Novel technologies for butyric acid fermentation: use of cellulosic biomass, rapid bioreactor, and efficient product recovery

Authors: Qureshi, Nasib; Ashby, Richard - Rick; Nichols, Nancy; Hector, Ronald - Ron

Submitted to: Fermentation
Publication Type: Peer Reviewed Journal
Publication Acceptance Date: 2/27/2024
Publication Date: 3/1/2024
Citation: Qureshi, N., Ashby, R.D., Nichols, N.N., Hector, R.E. 2024. Novel technologies for butyric acid fermentation: use of cellulosic biomass, rapid bioreactor, and efficient product recovery. Fermentation. https://doi.org/10.3390/fermentation10030142.
DOI: https://doi.org/10.3390/fermentation10030142

Interpretive Summary: Butyric acid has numerous applications including in food, feed, cosmetic, medical, pharmaceutical, fuel/biofuel, and aviation biofuel. For example, butyric acid can be converted to butanol, a drop in biofuel that is superior to ethanol because it has better fuel properties and higher energy content (than ethanol). Currently butyric acid is produced by a chemical/petrochemical process that is not environmentally friendly and contributes to global warming. This research resulted in production of butyric acid from low-cost cellulosic sugars and agricultural residues such as wheat straw and corn stover. In this study, biomass hydrolysis methods that are environmentally friendly were used. Production cost of this biological conversion process was reduced through use of low-cost biomass and application of bioprocess technology with increased efficiency. We developed a bioprocess technology that is superior to traditional methods of production and reduces process cost by greater than 800%. When commercialized it will benefit US farmers, biorefineries, aviation fuel/biofuel industry, and the US public. Further, use of this process over current production methods would benefit the environment by reducing global warming.
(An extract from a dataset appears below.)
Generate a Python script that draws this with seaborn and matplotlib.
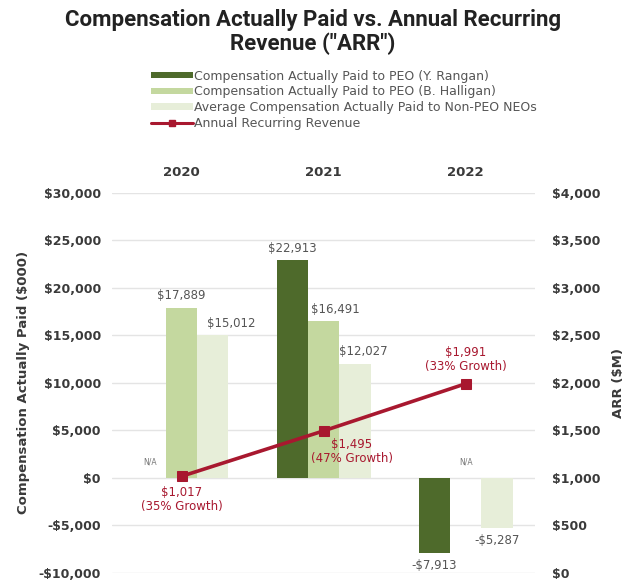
import matplotlib
matplotlib.use("Agg")
import matplotlib.pyplot as plt
from matplotlib.patches import Patch
from matplotlib.lines import Line2D
import seaborn as sns
import pandas as pd
import numpy as np

years = ["2020", "2021", "2022"]
series_names = [
    "Compensation Actually Paid to PEO (Y. Rangan)",
    "Compensation Actually Paid to PEO (B. Halligan)",
    "Average Compensation Actually Paid to Non-PEO NEOs",
]
rangan = [None, 22913, -7913]
halligan = [17889, 16491, None]
non_peo = [15012, 12027, -5287]
arr = [1017, 1495, 1991]
arr_growth = ["35%", "47%", "33%"]
arr_name = "Annual Recurring Revenue"

bar_colors = ["#4e6a2b", "#c4d89f", "#e7eed9"]
red = "#a8182f"
grey_text = "#555555"
axis_text = "#3a3a3a"

sns.set_theme(style="white")
plt.rcParams["font.family"] = ["DejaVu Sans"]

rows = []
for name, vals in zip(series_names, [rangan, halligan, non_peo]):
    for y, v in zip(years, vals):
        if v is not None:
            rows.append({"year": y, "series": name, "value": v})
df = pd.DataFrame(rows)

fig = plt.figure(figsize=(6.26, 5.81), dpi=100)
ax = fig.add_axes([0.179, 0.014, 0.676, 0.654])

sns.barplot(data=df, x="year", y="value", hue="series", order=years,
            hue_order=series_names, palette=bar_colors, width=0.66,
            ax=ax, legend=False, saturation=1, errorbar=None, linewidth=0)

ax.set_ylim(-10000, 30000)
ax.set_xlim(-0.49, 2.49)
ax.set_yticks(np.arange(-10000, 30001, 5000))
ax.set_yticklabels([("-$" if v < 0 else "$") + f"{abs(v):,}" for v in range(-10000, 30001, 5000)],
                   fontsize=9, fontweight="bold", color=axis_text)
ax.grid(axis="y", color="#e4e4e4", linewidth=1)
ax.set_axisbelow(True)
for s in ax.spines.values():
    s.set_visible(False)
ax.xaxis.tick_top()
ax.tick_params(axis="x", length=0, pad=10, labelsize=9.5, labelcolor=axis_text)
for t in ax.get_xticklabels():
    t.set_fontweight("bold")
ax.tick_params(axis="y", length=0, pad=8)
ax.set_xlabel("")
ax.set_ylabel("Compensation Actually Paid ($000)", fontsize=9.5, fontweight="bold",
              color=axis_text, labelpad=6)

# value labels on bars; a few are nudged right to clear the neighbouring bar
label_nudge = {(0, 2): 0.13, (1, 1): 0.08, (1, 2): 0.06}
group_w = 0.66
bw = group_w / 3
for yi in range(len(years)):
    for si, vals in enumerate([rangan, halligan, non_peo]):
        v = vals[yi]
        xc = yi - group_w / 2 + bw * (si + 0.5)
        if v is None:
            ax.text(xc, 1200, "N/A", ha="center", va="bottom", fontsize=5.5, color="#777777")
            continue
        xc += label_nudge.get((yi, si), 0)
        txt = ("-$" if v < 0 else "$") + f"{abs(v):,.0f}"
        if v >= 0:
            ax.text(xc, v + 600, txt, ha="center", va="bottom", fontsize=8.5, color=grey_text)
        else:
            ax.text(xc, v - 600, txt, ha="center", va="top", fontsize=8.5, color=grey_text)

# ARR line on the secondary axis
ax2 = ax.twinx()
arr_df = pd.DataFrame({"x": [0, 1, 2], "arr": arr})
sns.lineplot(data=arr_df, x="x", y="arr", ax=ax2, color=red, linewidth=2.6,
             marker="s", markersize=7, markeredgecolor=red)
ax2.set_ylim(0, 4000)
ax2.set_yticks(np.arange(0, 4001, 500))
ax2.set_yticklabels([f"${v:,}" for v in range(0, 4001, 500)], fontsize=9,
                    fontweight="bold", color=axis_text)
ax2.tick_params(axis="y", length=0, pad=12)
ax2.set_ylabel("ARR ($M)", fontsize=9.5, fontweight="bold", color=axis_text, labelpad=8)
ax2.set_xlabel("")
for s in ax2.spines.values():
    s.set_visible(False)
ax2.grid(False)

offsets = [(0, -100, "top"), (0.2, -80, "top"), (0, 110, "bottom")]
for i, (v, g) in enumerate(zip(arr, arr_growth)):
    dx, dy, va = offsets[i]
    ax2.text(i + dx, v + dy, f"${v:,}\n({g} Growth)", ha="center", va=va, fontsize=8.5,
             color=red, linespacing=1.1)

# title and legend
fig.text(0.5, 0.985, 'Compensation Actually Paid vs. Annual Recurring\nRevenue ("ARR")',
         ha="center", va="top", fontsize=16, fontweight="bold", color="#222222",
         linespacing=1.1, family=["Roboto", "DejaVu Sans"])
handles = [Patch(facecolor=c, edgecolor="none") for c in bar_colors]
handles.append(Line2D([0], [0], color=red, linewidth=2.2, marker="s", markersize=5))
leg = fig.legend(handles, series_names + [arr_name], loc="upper left",
                 bbox_to_anchor=(0.232, 0.891), frameon=False, fontsize=9,
                 handlelength=3.3, handleheight=0.45, handletextpad=0.1,
                 labelspacing=0.22, borderpad=0)
for t in leg.get_texts():
    t.set_color(grey_text)

fig.savefig("out.png", dpi=100)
Technical Abstract: Butyric acid, a four-carbon fatty acid, is an important industrial chemical and feedstock. To produce this chemical, a control fermentation was run with 126.5 gL-1 glucose concentration in the feed medium. In this medium the strain produced 44.8 gL-1 total acid with a productivity of 0.23 gL-1h-1 and a yield of 0.41 g.g-1. The strain was also able to utilize glucose and xylose simultaneously with similar fermentation performance. The culture was also used to produce butyric acid from wheat straw hydrolysate (WSH) employing hot water pretreatment. In a batch system, the strain resulted in a productivity and yield of 0.27 gL-1h-1 and 0.44 g.g-1, respectively, which was an improvement over the use of glucose or xylose alone or mixtures of both. To improve reactor productivity a membrane cell recycle bioreactor was used which resulted in a productivity of 1.89 gL-1h-1. This productivity was 822% of that achieved in the glucose or xylose batch fermentation. Furthermore, a butyric acid recovery method was developed using XAD-4 adsorbent resin. In this system up to 206.1 gL-1 butyric acid was used in the feed and as a result of quick adsorption, the residual butyric acid concentration was 29.5 g.L-1. In this experiment the rate of acid removal of 1059.4 g.L-1h-1 was achieved.